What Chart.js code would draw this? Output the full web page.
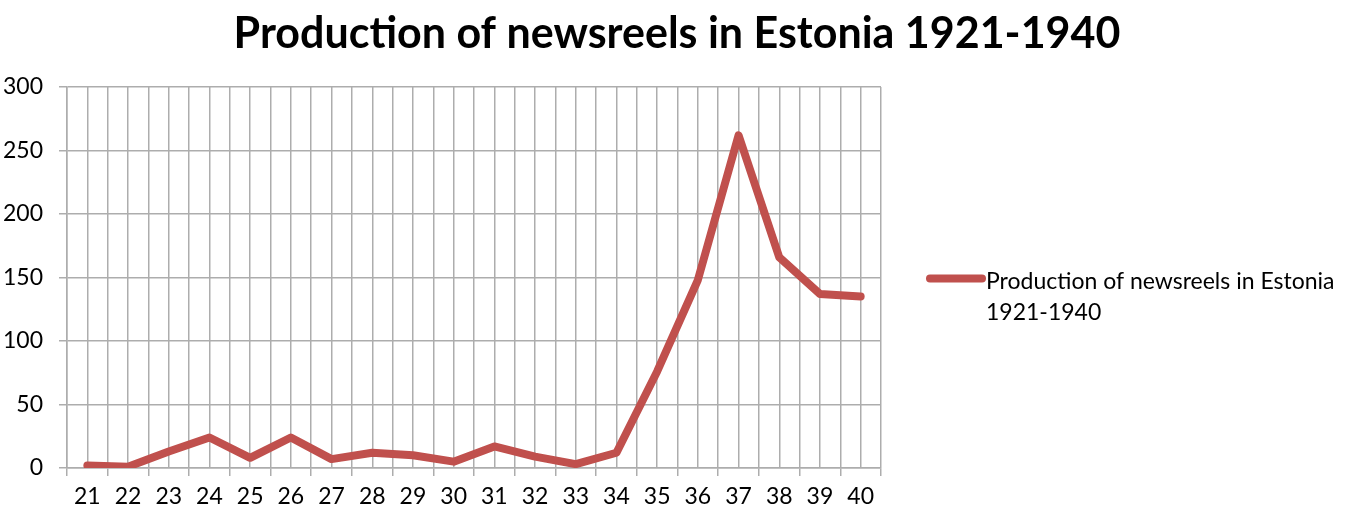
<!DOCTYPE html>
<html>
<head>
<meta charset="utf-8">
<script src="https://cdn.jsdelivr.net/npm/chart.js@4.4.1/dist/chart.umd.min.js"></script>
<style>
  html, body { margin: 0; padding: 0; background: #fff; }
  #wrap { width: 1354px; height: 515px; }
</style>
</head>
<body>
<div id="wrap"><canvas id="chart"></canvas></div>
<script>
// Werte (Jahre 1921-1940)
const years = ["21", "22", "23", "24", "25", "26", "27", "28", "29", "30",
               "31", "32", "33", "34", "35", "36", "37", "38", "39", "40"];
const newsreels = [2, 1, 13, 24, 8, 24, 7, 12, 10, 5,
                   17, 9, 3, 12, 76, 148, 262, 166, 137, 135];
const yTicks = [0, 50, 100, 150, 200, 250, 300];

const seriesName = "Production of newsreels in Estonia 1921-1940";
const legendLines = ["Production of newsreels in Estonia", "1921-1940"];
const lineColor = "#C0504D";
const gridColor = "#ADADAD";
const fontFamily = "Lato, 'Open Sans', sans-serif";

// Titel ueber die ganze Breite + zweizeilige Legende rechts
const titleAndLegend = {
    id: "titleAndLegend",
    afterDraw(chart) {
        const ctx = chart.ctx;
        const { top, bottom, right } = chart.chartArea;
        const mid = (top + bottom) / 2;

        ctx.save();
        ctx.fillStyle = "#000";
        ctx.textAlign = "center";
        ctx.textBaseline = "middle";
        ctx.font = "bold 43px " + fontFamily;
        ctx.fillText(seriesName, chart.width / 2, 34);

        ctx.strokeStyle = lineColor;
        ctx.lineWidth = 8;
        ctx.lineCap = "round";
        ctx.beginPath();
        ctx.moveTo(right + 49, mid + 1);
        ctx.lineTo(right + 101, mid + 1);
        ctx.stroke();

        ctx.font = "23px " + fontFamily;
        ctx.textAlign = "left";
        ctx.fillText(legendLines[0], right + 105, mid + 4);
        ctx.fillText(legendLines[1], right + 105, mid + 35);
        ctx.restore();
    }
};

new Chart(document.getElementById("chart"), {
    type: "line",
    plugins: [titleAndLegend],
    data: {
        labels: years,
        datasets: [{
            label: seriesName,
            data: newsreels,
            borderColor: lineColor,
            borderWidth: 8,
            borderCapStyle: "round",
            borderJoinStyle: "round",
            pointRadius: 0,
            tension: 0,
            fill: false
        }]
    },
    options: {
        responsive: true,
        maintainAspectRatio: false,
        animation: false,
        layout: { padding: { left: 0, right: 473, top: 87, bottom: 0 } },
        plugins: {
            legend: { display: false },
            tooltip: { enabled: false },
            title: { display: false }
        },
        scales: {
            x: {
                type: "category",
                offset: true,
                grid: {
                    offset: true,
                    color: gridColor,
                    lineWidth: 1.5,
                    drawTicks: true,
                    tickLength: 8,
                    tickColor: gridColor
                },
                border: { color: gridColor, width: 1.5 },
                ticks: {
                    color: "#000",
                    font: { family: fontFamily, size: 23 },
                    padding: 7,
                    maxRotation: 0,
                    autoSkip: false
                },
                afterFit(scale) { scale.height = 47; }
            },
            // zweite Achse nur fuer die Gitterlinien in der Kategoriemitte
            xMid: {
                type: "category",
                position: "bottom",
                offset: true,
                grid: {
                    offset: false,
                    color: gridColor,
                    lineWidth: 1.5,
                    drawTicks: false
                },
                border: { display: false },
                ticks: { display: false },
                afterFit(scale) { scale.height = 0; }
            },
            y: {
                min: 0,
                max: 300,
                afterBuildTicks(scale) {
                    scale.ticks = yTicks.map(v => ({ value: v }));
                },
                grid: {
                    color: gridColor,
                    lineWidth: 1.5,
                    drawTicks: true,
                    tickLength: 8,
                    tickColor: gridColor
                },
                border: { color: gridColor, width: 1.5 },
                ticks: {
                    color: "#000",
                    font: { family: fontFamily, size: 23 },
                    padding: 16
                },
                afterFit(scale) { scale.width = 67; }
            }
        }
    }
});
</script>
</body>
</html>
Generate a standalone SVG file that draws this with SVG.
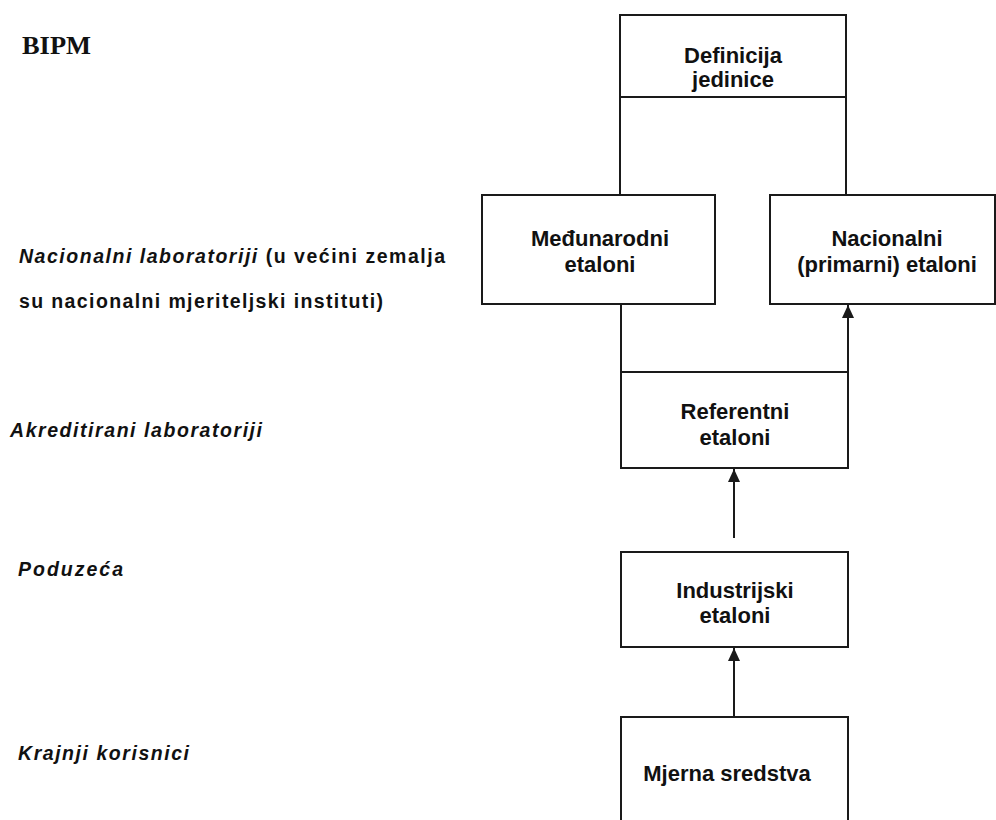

Directive – Begin at the first line of the entries above and return each line exactly, stopping after the line that contains "const yTicks = [0, 50, 100, 150, 200, 250, 300];". Pictures do not belong in the copy.

Written response –
What Chart.js code would draw this? Output the full web page.
<!DOCTYPE html>
<html>
<head>
<meta charset="utf-8">
<script src="https://cdn.jsdelivr.net/npm/chart.js@4.4.1/dist/chart.umd.min.js"></script>
<style>
  html, body { margin: 0; padding: 0; background: #fff; }
  #wrap { width: 1354px; height: 515px; }
</style>
</head>
<body>
<div id="wrap"><canvas id="chart"></canvas></div>
<script>
// Werte (Jahre 1921-1940)
const years = ["21", "22", "23", "24", "25", "26", "27", "28", "29", "30",
               "31", "32", "33", "34", "35", "36", "37", "38", "39", "40"];
const newsreels = [2, 1, 13, 24, 8, 24, 7, 12, 10, 5,
                   17, 9, 3, 12, 76, 148, 262, 166, 137, 135];
const yTicks = [0, 50, 100, 150, 200, 250, 300];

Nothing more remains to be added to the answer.